**What you are asked to do**
Return all the data below as it stands, minus the pictures.

**Data shown**
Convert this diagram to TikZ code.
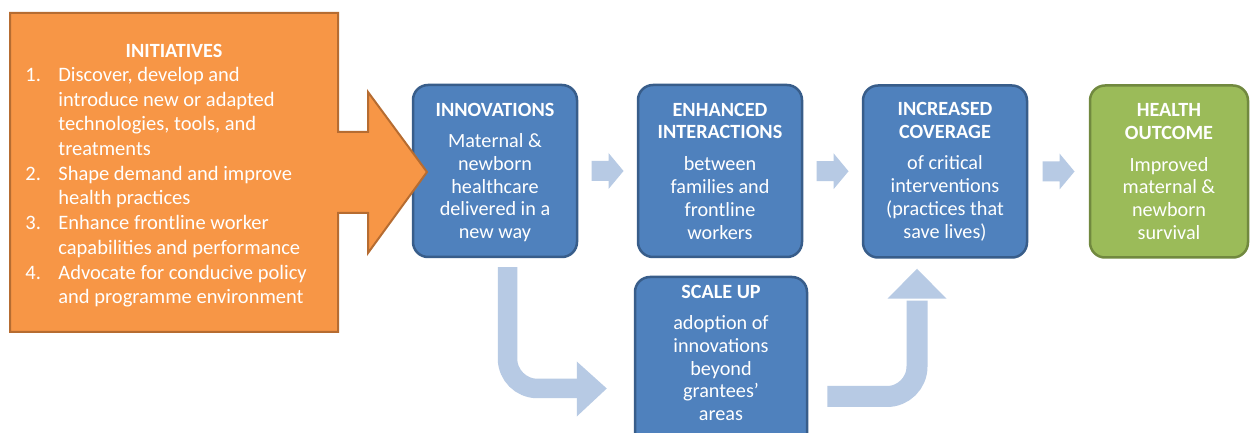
\documentclass[tikz,border=0pt]{standalone}
\usepackage{fontspec}
\setmainfont{Carlito}
\usetikzlibrary{calc}
\definecolor{orfill}{RGB}{247,150,70}
\definecolor{ordraw}{RGB}{182,108,49}
\definecolor{blfill}{RGB}{79,129,189}
\definecolor{bldraw}{RGB}{56,93,138}
\definecolor{grfill}{RGB}{155,187,89}
\definecolor{grdraw}{RGB}{113,137,63}
\definecolor{arfill}{RGB}{183,202,228}
\newcommand\blockarrow[2]{%
  \fill[lightarrow] ($(#1.east)!0.5!(#2.west)+(-16,-10)$) -- ++(17,0) -- ++(0,-8) -- ++(15,18) -- ++(-15,18) -- ++(0,-8) -- ++(-17,0) -- cycle;}
\begin{document}
\begin{tikzpicture}[x=0.5pt,y=-0.5pt,
  txt/.style={text=white,font=\fontsize{10.1}{11.4}\selectfont},
  box/.style={rounded corners=7.5pt, line width=1.25pt, minimum height=86pt, align=center, inner sep=0pt, txt},
  bluebox/.style={box, fill=blfill, draw=bldraw},
  greenbox/.style={box, fill=grfill, draw=grdraw},
  lightarrow/.style={fill=arfill},
  bentshaft/.style={draw=arfill, rounded corners=15pt}]
\clip (0,0) rectangle (1250,433);
\fill[white] (0,0) rectangle (1250,433);

% boxes
\node[bluebox, minimum width=82pt] (inn) at (495,171) {};
\node[txt, align=center, inner sep=0pt] (inntxt) at (495,172.5) {\textbf{INNOVATIONS}\\[4.25pt] Maternal \&\\ newborn\\ healthcare\\ delivered in a\\ new way};
\node[bluebox, minimum width=82pt] (enh) at (720,171) {\textbf{ENHANCED}\\ \textbf{INTERACTIONS}\\[4.5pt] between\\ families and\\ frontline\\ workers};
\node[bluebox, minimum width=82pt] (inc) at (945,171.5) {\textbf{INCREASED}\\ \textbf{COVERAGE}\\[4.5pt] of critical\\ interventions\\ (practices that\\ save lives)};
\node[greenbox, minimum width=79pt] (out) at (1169,171.5) {\textbf{HEALTH}\\ \textbf{OUTCOME}\\[4.5pt] Improved\\ maternal \&\\ newborn\\ survival};
\node[bluebox, minimum width=86pt] (scale) at (721,363) {};
\node[txt, align=center, inner sep=0pt] (scaletxt) at (721,353) {\textbf{SCALE UP}\\[4.25pt] adoption of\\ innovations\\ beyond\\ grantees’\\ areas};

% small block arrows
\blockarrow{inn}{enh}
\blockarrow{enh}{inc}
\blockarrow{inc}{out}

% bent arrows
\coordinate (b1s) at ($(inn.south)+(12.5,9)$);
\coordinate (b1e) at ($(scale.west)+(-57,25.5)$);
\draw[bentshaft, line width=9.75pt] (b1s) |- ($(b1e)+(2,0)$);
\fill[lightarrow] ($(b1e)+(0,-27)$) -- ++(30,27) -- ++(-30,28) -- cycle;

\coordinate (b2s) at ($(scale.east)+(19,33.5)$);
\coordinate (b2e) at ($(inc.south)+(-28,40)$);
\draw[bentshaft, line width=10.5pt] (b2s) -| ($(b2e)+(0,2)$);
\fill[lightarrow] ($(b2e)+(-29.5,0)$) -- ++(29.5,-30) -- ++(29.5,30) -- cycle;

% orange initiatives arrow
\draw[fill=orfill, draw=ordraw, line width=1pt, line join=miter]
  (10,13) -- (338,13) -- (338,132) -- (368,132) -- (368,92) -- (427,172)
  -- (368,253) -- (368,213) -- (338,213) -- (338,332) -- (10,332) -- cycle;
\node[txt, anchor=base, inner sep=0pt] (inithead) at (174,57.4) {\bfseries INITIATIVES};
\node[txt, anchor=base west, inner sep=0pt, font=\fontsize{10.25}{12.35}\selectfont] (initlist) at (25,81.5)
{\begin{tabular}[t]{@{}l@{}}
\makebox[16.5pt][l]{1.}Discover, develop and\\
\hspace*{16.5pt}introduce new or adapted\\
\hspace*{16.5pt}technologies, tools, and\\
\hspace*{16.5pt}treatments\\
\makebox[16.5pt][l]{2.}Shape demand and improve\\
\hspace*{16.5pt}health practices\\
\makebox[16.5pt][l]{3.}Enhance frontline worker\\
\hspace*{16.5pt}capabilities and performance\\
\makebox[16.5pt][l]{4.}Advocate for conducive policy\\
\hspace*{16.5pt}and programme environment
\end{tabular}};
\end{tikzpicture}
\end{document}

**Exercise output**
Convert this diagram to TikZ code.
\documentclass[tikz,border=0pt]{standalone}
\usepackage{fontspec}
\setmainfont{Carlito}
\usetikzlibrary{calc}
\definecolor{orfill}{RGB}{247,150,70}
\definecolor{ordraw}{RGB}{182,108,49}
\definecolor{blfill}{RGB}{79,129,189}
\definecolor{bldraw}{RGB}{56,93,138}
\definecolor{grfill}{RGB}{155,187,89}
\definecolor{grdraw}{RGB}{113,137,63}
\definecolor{arfill}{RGB}{183,202,228}
\newcommand\blockarrow[2]{%
  \fill[lightarrow] ($(#1.east)!0.5!(#2.west)+(-16,-10)$) -- ++(17,0) -- ++(0,-8) -- ++(15,18) -- ++(-15,18) -- ++(0,-8) -- ++(-17,0) -- cycle;}
\begin{document}
\begin{tikzpicture}[x=0.5pt,y=-0.5pt,
  txt/.style={text=white,font=\fontsize{10.1}{11.4}\selectfont},
  box/.style={rounded corners=7.5pt, line width=1.25pt, minimum height=86pt, align=center, inner sep=0pt, txt},
  bluebox/.style={box, fill=blfill, draw=bldraw},
  greenbox/.style={box, fill=grfill, draw=grdraw},
  lightarrow/.style={fill=arfill},
  bentshaft/.style={draw=arfill, rounded corners=15pt}]
\clip (0,0) rectangle (1250,433);
\fill[white] (0,0) rectangle (1250,433);

% boxes
\node[bluebox, minimum width=82pt] (inn) at (495,171) {};
\node[txt, align=center, inner sep=0pt] (inntxt) at (495,172.5) {\textbf{INNOVATIONS}\\[4.25pt] Maternal \&\\ newborn\\ healthcare\\ delivered in a\\ new way};
\node[bluebox, minimum width=82pt] (enh) at (720,171) {\textbf{ENHANCED}\\ \textbf{INTERACTIONS}\\[4.5pt] between\\ families and\\ frontline\\ workers};
\node[bluebox, minimum width=82pt] (inc) at (945,171.5) {\textbf{INCREASED}\\ \textbf{COVERAGE}\\[4.5pt] of critical\\ interventions\\ (practices that\\ save lives)};
\node[greenbox, minimum width=79pt] (out) at (1169,171.5) {\textbf{HEALTH}\\ \textbf{OUTCOME}\\[4.5pt] Improved\\ maternal \&\\ newborn\\ survival};
\node[bluebox, minimum width=86pt] (scale) at (721,363) {};
\node[txt, align=center, inner sep=0pt] (scaletxt) at (721,353) {\textbf{SCALE UP}\\[4.25pt] adoption of\\ innovations\\ beyond\\ grantees’\\ areas};

% small block arrows
\blockarrow{inn}{enh}
\blockarrow{enh}{inc}
\blockarrow{inc}{out}

% bent arrows
\coordinate (b1s) at ($(inn.south)+(12.5,9)$);
\coordinate (b1e) at ($(scale.west)+(-57,25.5)$);
\draw[bentshaft, line width=9.75pt] (b1s) |- ($(b1e)+(2,0)$);
\fill[lightarrow] ($(b1e)+(0,-27)$) -- ++(30,27) -- ++(-30,28) -- cycle;

\coordinate (b2s) at ($(scale.east)+(19,33.5)$);
\coordinate (b2e) at ($(inc.south)+(-28,40)$);
\draw[bentshaft, line width=10.5pt] (b2s) -| ($(b2e)+(0,2)$);
\fill[lightarrow] ($(b2e)+(-29.5,0)$) -- ++(29.5,-30) -- ++(29.5,30) -- cycle;

% orange initiatives arrow
\draw[fill=orfill, draw=ordraw, line width=1pt, line join=miter]
  (10,13) -- (338,13) -- (338,132) -- (368,132) -- (368,92) -- (427,172)
  -- (368,253) -- (368,213) -- (338,213) -- (338,332) -- (10,332) -- cycle;
\node[txt, anchor=base, inner sep=0pt] (inithead) at (174,57.4) {\bfseries INITIATIVES};
\node[txt, anchor=base west, inner sep=0pt, font=\fontsize{10.25}{12.35}\selectfont] (initlist) at (25,81.5)
{\begin{tabular}[t]{@{}l@{}}
\makebox[16.5pt][l]{1.}Discover, develop and\\
\hspace*{16.5pt}introduce new or adapted\\
\hspace*{16.5pt}technologies, tools, and\\
\hspace*{16.5pt}treatments\\
\makebox[16.5pt][l]{2.}Shape demand and improve\\
\hspace*{16.5pt}health practices\\
\makebox[16.5pt][l]{3.}Enhance frontline worker\\
\hspace*{16.5pt}capabilities and performance\\
\makebox[16.5pt][l]{4.}Advocate for conducive policy\\
\hspace*{16.5pt}and programme environment
\end{tabular}};
\end{tikzpicture}
\end{document}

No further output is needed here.